I feel a little awkward writing a letter to you, perhaps because I helped organize the largest demonstrations outside your house during your residence there: It’s odd to write someone when the closest you’ve ever come to them is being chained to the fence outside their home protesting the Keystone pipeline.
But I’ve had a very long time to think about global warming — since the late 1980s, when I published the first book for a general audience on the topic of what we then called the greenhouse effect. And so I thought I might offer a few thoughts. It’s only in the last three or four years that climate’s political dimensions have come into clearest focus for me, beginning in some ways with those Keystone demonstrations. As I’ve learned more about how Washington works, I’ve understood better some of the paths you took and didn’t. With 18 months left in your administration, the summing-up mood is appropriate — but not entirely, since time remains for a series of fateful decisions that will shape your legacy, but more importantly the planet’s future atmospheric chemistry.
Credit where it’s due
There are moments, I think, when some in your administration have thought the climate movement paid too little heed to the things you have accomplished. And so one begins there, with credit that is in fact due:
- Significant green funding in the Recovery Act.
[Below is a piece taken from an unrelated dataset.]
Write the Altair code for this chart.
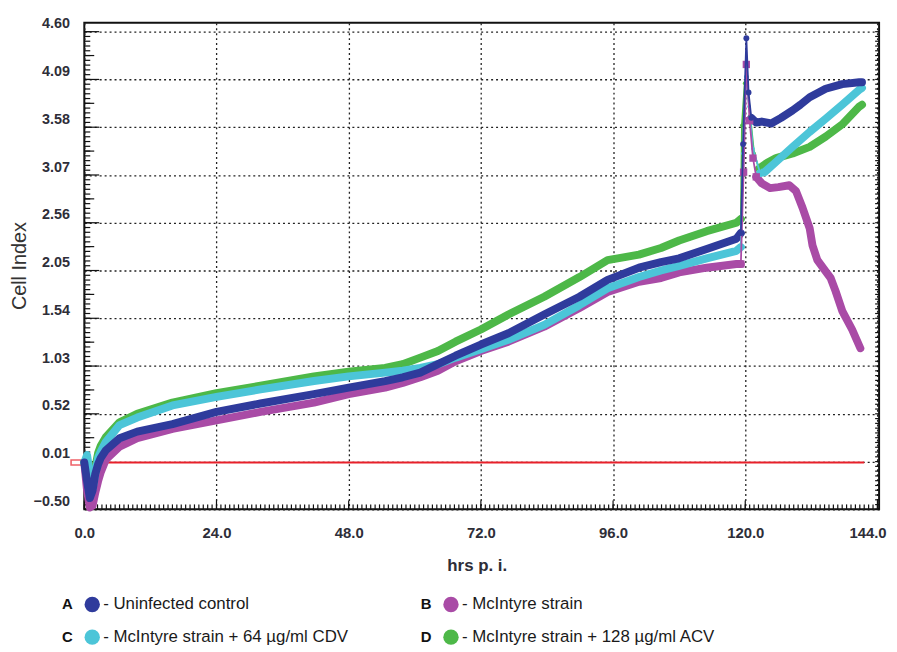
import altair as alt
import pandas as pd

# ---------------- data ----------------
PRE_HRS = [0, 0.5, 1.0, 1.5, 2.0, 2.5, 3.0, 3.9, 6.4, 9.6, 16, 24, 32, 41.7, 48,
           54.6, 57.8, 61, 64.2, 67.4, 72, 77, 83.5, 89.9, 95, 100.7, 104.7, 108,
           113, 118.4, 119.2]
A_PRE = [0.0, -0.20, -0.38, -0.30, -0.12, -0.02, 0.05, 0.13, 0.26, 0.33, 0.41, 0.54,
         0.63, 0.73, 0.80, 0.87, 0.91, 0.96, 1.05, 1.14, 1.26, 1.38, 1.58, 1.77, 1.95,
         2.08, 2.14, 2.18, 2.28, 2.39, 2.45]
B_PRE = [0.0, -0.30, -0.48, -0.46, -0.32, -0.20, -0.10, 0.03, 0.17, 0.26, 0.36, 0.45,
         0.54, 0.64, 0.73, 0.80, 0.85, 0.91, 0.98, 1.08, 1.19, 1.29, 1.45, 1.65, 1.82,
         1.93, 1.97, 2.03, 2.08, 2.12, 2.12]
C_PRE = [0.0, 0.08, -0.12, -0.28, -0.12, 0.05, 0.12, 0.22, 0.40, 0.48, 0.61, 0.70,
         0.78, 0.87, 0.92, 0.96, 0.98, 1.01, 1.05, 1.12, 1.21, 1.31, 1.47, 1.68, 1.86,
         1.98, 2.05, 2.10, 2.18, 2.26, 2.30]
D_PRE = [0.0, -0.10, -0.20, -0.25, -0.05, 0.10, 0.18, 0.27, 0.43, 0.52, 0.64, 0.74,
         0.82, 0.92, 0.97, 1.01, 1.05, 1.12, 1.19, 1.29, 1.42, 1.58, 1.77, 1.98, 2.16,
         2.22, 2.29, 2.37, 2.47, 2.56, 2.60]

A_SPK_H = [119.2, 119.6, 120.2, 120.6, 121.1]
A_SPK_V = [2.45, 3.40, 4.53, 3.95, 3.68]
B_SPK_H = [119.2, 119.7, 120.2, 120.8, 121.4, 122.0]
B_SPK_V = [2.12, 3.10, 4.25, 3.65, 3.25, 3.05]
C_SPK_H = [119.2, 119.6, 120.1, 120.7, 121.4, 122.7]
C_SPK_V = [2.30, 3.30, 4.12, 3.80, 3.35, 3.09]
D_SPK_H = [119.2, 119.4, 119.9, 120.3, 120.9, 121.6, 122.5]
D_SPK_V = [2.60, 3.60, 4.05, 4.12, 3.70, 3.30, 3.14]

A_POST_H = [121.1, 122, 123, 124.7, 126.5, 128.6, 130, 131.7, 134.6, 137.6, 140.7, 141.2]
A_POST_V = [3.68, 3.63, 3.64, 3.62, 3.68, 3.76, 3.82, 3.90, 3.99, 4.04, 4.06, 4.06]
B_POST_H = [122.0, 123, 124.5, 126, 128, 129.2, 130.4, 131.7, 132.2, 133.1, 134.6,
            135.5, 136.4, 137.6, 139.4, 140.9]
B_POST_V = [3.05, 2.98, 2.93, 2.94, 2.96, 2.90, 2.72, 2.50, 2.32, 2.16, 2.04, 1.97,
            1.83, 1.62, 1.42, 1.22]
C_POST_H = [122.7, 123.5, 125.6, 128.6, 131.7, 134.6, 137.6, 140.7, 141.2]
C_POST_V = [3.09, 3.10, 3.21, 3.37, 3.53, 3.67, 3.82, 3.98, 4.00]
D_POST_H = [122.5, 124, 125.6, 128.6, 131.7, 134.6, 137.6, 140.7, 141.2]
D_POST_V = [3.14, 3.20, 3.25, 3.30, 3.37, 3.48, 3.61, 3.80, 3.82]

ZERO_H = [0, 141.6]
ZERO_V = [0, 0]
ZERO_MARK_H = [-1.3]
ZERO_MARK_V = [0]

X_TICKS = [0, 24, 48, 72, 96, 120, 144]
Y_TICKS = [-0.50, 0.01, 0.52, 1.03, 1.54, 2.05, 2.56, 3.07, 3.58, 4.09, 4.60]
X_DOMAIN = [0, 144.3]
Y_DOMAIN = [-0.5, 4.695]

KEYS = ["A", "B", "C", "D"]
LABELS = ["- Uninfected control", "- McIntyre strain",
          "- McIntyre strain + 64 \u00b5g/ml CDV", "- McIntyre strain + 128 \u00b5g/ml ACV"]
COLORS = {"A": "#2F3B9C", "B": "#A94BA6", "C": "#4CC5D8", "D": "#4DB848"}

# inner tick positions (minor ticks of the instrument's axes)
Y_MINOR = [round(-0.5 + 0.051 * i, 3) for i in range(101)]
Y_MID = [round(-0.5 + 0.051 * (10 * k + 5), 3) for k in range(10)]
X_MINOR = [round(0.8 * i, 2) for i in range(181)]

FONT = "Liberation Sans"
TXT = "#2e2e38"
W, H = 802, 491

PRE = {"A": A_PRE, "B": B_PRE, "C": C_PRE, "D": D_PRE}
SPK = {"A": (A_SPK_H, A_SPK_V), "B": (B_SPK_H, B_SPK_V),
       "C": (C_SPK_H, C_SPK_V), "D": (D_SPK_H, D_SPK_V)}
POST = {"A": (A_POST_H, A_POST_V), "B": (B_POST_H, B_POST_V),
        "C": (C_POST_H, C_POST_V), "D": (D_POST_H, D_POST_V)}

XS = alt.Scale(domain=X_DOMAIN, nice=False, zero=False)
YS = alt.Scale(domain=Y_DOMAIN, nice=False, zero=False)

# ---------------- axes ----------------
AX_X_MAIN = alt.Axis(orient="bottom", values=X_TICKS, format=".1f", grid=True,
                     gridDash=[2, 3], gridColor="#222", gridWidth=1.3,
                     ticks=False, domain=False, labelFlush=False,
                     labelFont=FONT, labelFontSize=15, labelFontWeight="bold",
                     labelColor=TXT, labelPadding=16,
                     labelOffset={"condition": {"test": "datum.value >= 144", "value": -10},
                                  "value": 0},
                     titleFont=FONT, titleFontSize=17, titleFontWeight="bold",
                     titleColor=TXT, titleX=396, titleY=57, titleBaseline="middle")
AX_Y_MAIN = alt.Axis(orient="left", values=Y_TICKS, format=".2f", grid=True,
                     gridDash=[2, 3], gridColor="#222", gridWidth=1.3,
                     ticks=False, domain=False,
                     labelFont=FONT, labelFontSize=14.5, labelFontWeight="bold",
                     labelColor=TXT, labelPadding=15, labelOffset=-8,
                     titleFont=FONT, titleFontSize=20, titleFontWeight="normal",
                     titleColor="#333", titleX=-65, titleY=245, titleAlign="center",
                     titleBaseline="middle")


def xe(axis=None, title=""):
    return alt.X("h:Q", scale=XS, axis=axis, title=title)


def ye(axis=None, title=""):
    return alt.Y("v:Q", scale=YS, axis=axis, title=title)


layers = []

# red baseline
zero_df = pd.DataFrame({"h": ZERO_H, "v": ZERO_V})
layers.append(alt.Chart(zero_df).mark_line(color="#E8202A", strokeWidth=2.2).encode(
    x=xe(AX_X_MAIN, "hrs p. i."), y=ye(AX_Y_MAIN, "Cell Index")))
zm_df = pd.DataFrame({"h": ZERO_MARK_H, "v": ZERO_MARK_V})
layers.append(alt.Chart(zm_df).mark_point(
    shape="M-1,-0.42L1,-0.42L1,0.42L-1,0.42Z", filled=False, color="#E8202A",
    size=150, strokeWidth=1.6).encode(x=xe(), y=ye()))

# inner tick marks along the frame
def ytick_layer(values, size, xc):
    df = pd.DataFrame({"v": values})
    return alt.Chart(df).mark_tick(orient="horizontal", size=size, thickness=1.2,
                                   color="#111", opacity=1).encode(
        y=ye(), x=alt.value(xc))


def xtick_layer(values, size, yc):
    df = pd.DataFrame({"h": values})
    return alt.Chart(df).mark_tick(orient="vertical", size=size, thickness=1.2,
                                   color="#111", opacity=1).encode(
        x=xe(), y=alt.value(yc))


layers.append(ytick_layer(Y_TICKS, 15, 7.5))
layers.append(ytick_layer(Y_MID, 10, 5))
layers.append(ytick_layer(Y_MINOR, 6, 3))
layers.append(ytick_layer(Y_MINOR, 4, W - 2))
layers.append(xtick_layer(X_TICKS, 9, H - 4.5))
layers.append(xtick_layer(X_MINOR, 5, H - 2.5))

# thick bands (before and after the medium change)
for k in ["B", "D", "C", "A"]:
    pre_df = pd.DataFrame({"h": PRE_HRS, "v": PRE[k]})
    post_df = pd.DataFrame({"h": POST[k][0], "v": POST[k][1]})
    for d in (pre_df, post_df):
        layers.append(alt.Chart(d).mark_line(
            color=COLORS[k], strokeWidth=8, strokeCap="round",
            strokeJoin="round").encode(x=xe(), y=ye()))

# thin spike segments with markers
marker = {"A": ("circle", 35), "B": ("square", 55), "C": ("circle", 14), "D": ("circle", 14)}
for k in ["D", "C", "B", "A"]:
    sdf = pd.DataFrame({"h": SPK[k][0], "v": SPK[k][1]})
    layers.append(alt.Chart(sdf).mark_line(color=COLORS[k], strokeWidth=1.8).encode(
        x=xe(), y=ye()))
    layers.append(alt.Chart(sdf).mark_point(
        color=COLORS[k], filled=True, opacity=1, shape=marker[k][0],
        size=marker[k][1]).encode(x=xe(), y=ye()))

# legend (two rows, two columns) placed below the plot
col_x = [8, 370, 8, 370]
row_y = [587, 587, 620, 620]
for i, k in enumerate(KEYS):
    ldf = pd.DataFrame({"letter": [k], "label": [LABELS[i]]})
    base = alt.Chart(ldf)
    layers.append(base.mark_text(font=FONT, fontSize=15, fontWeight="bold",
                                 color="#111", align="center", baseline="middle").encode(
        text="letter:N", x=alt.value(col_x[i] - 25), y=alt.value(row_y[i])))
    layers.append(base.mark_point(shape="circle", filled=True, opacity=1,
                                  color=COLORS[k], size=240).encode(
        x=alt.value(col_x[i]), y=alt.value(row_y[i])))
    layers.append(base.mark_text(font=FONT, fontSize=17, color="#1a1a1a",
                                 align="left", baseline="middle").encode(
        text="label:N", x=alt.value(col_x[i] + 11), y=alt.value(row_y[i])))

chart = alt.layer(*layers).resolve_axis(x="independent", y="independent").properties(
    width=W, height=H,
    padding={"left": 77, "top": 12, "right": 10, "bottom": 137},
    autosize=alt.AutoSizeParams(type="none"),
).configure_view(stroke="#111", strokeWidth=2)

chart.save("out.html", embed_options={"renderer": "svg", "actions": False})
- Taking advantage of the auto bailouts to dramatically improve the mileage our cars get.
- The EPA coal regulations that have been the high point of your administration’s second-term efforts.
But it’s not nearly enough
The problem, of course, is that 20 years ago those changes would have gotten us ahead of the physics. Now, given the hole we’re in and the pace that the world is warming, we’ve lost ground during your tenure despite those efforts. The G7 communique talking about getting the world off fossil fuel by century’s end is way too close to business as usual.
...
Here’s the checklist for your final 18 months
But earlier this year a team of scientists at Nature published a crucial paper explaining exactly which resources had to stay underground to prevent the globe from warming past the 2 degree Celsius limit you set in Copenhagen. Their work reads like a to-do list for the last 18 months of your administration.
- The carbon in Canada’s tar sands has to stay underground.
- The carbon beneath the Arctic has to stay beneath the Arctic.
- Just this spring your Interior Department yet again offered vast new leases to coal companies in the Powder River Basin of Montana and Wyoming. ... The coal sale is not quite final yet, and it must not go through.
- Somewhat remarkably, you seem inclined to approve new offshore drilling off much of coastal America, including the Atlantic seaboard. ... These too are deposits that must remain underground to meet the climate targets you yourself set.
Just maybe, you also could take that new vision and use it to make the climate talks in Paris more than they’ll otherwise be. At the moment they look set to ratify a global temperature increase of 3 or 4 degrees C — that is, to lock us into a kind of slow-motion guaranteed catastrophe. They lack a vision beyond the mediocre (and unenforceable) targets that countries are now producing. But given the changed economics of sun and wind, the talks could be the moment when the world commits to electrifying every house on Earth with a solar panel on the roof. That’s now not only possible, it’s a practical and a moral imperative.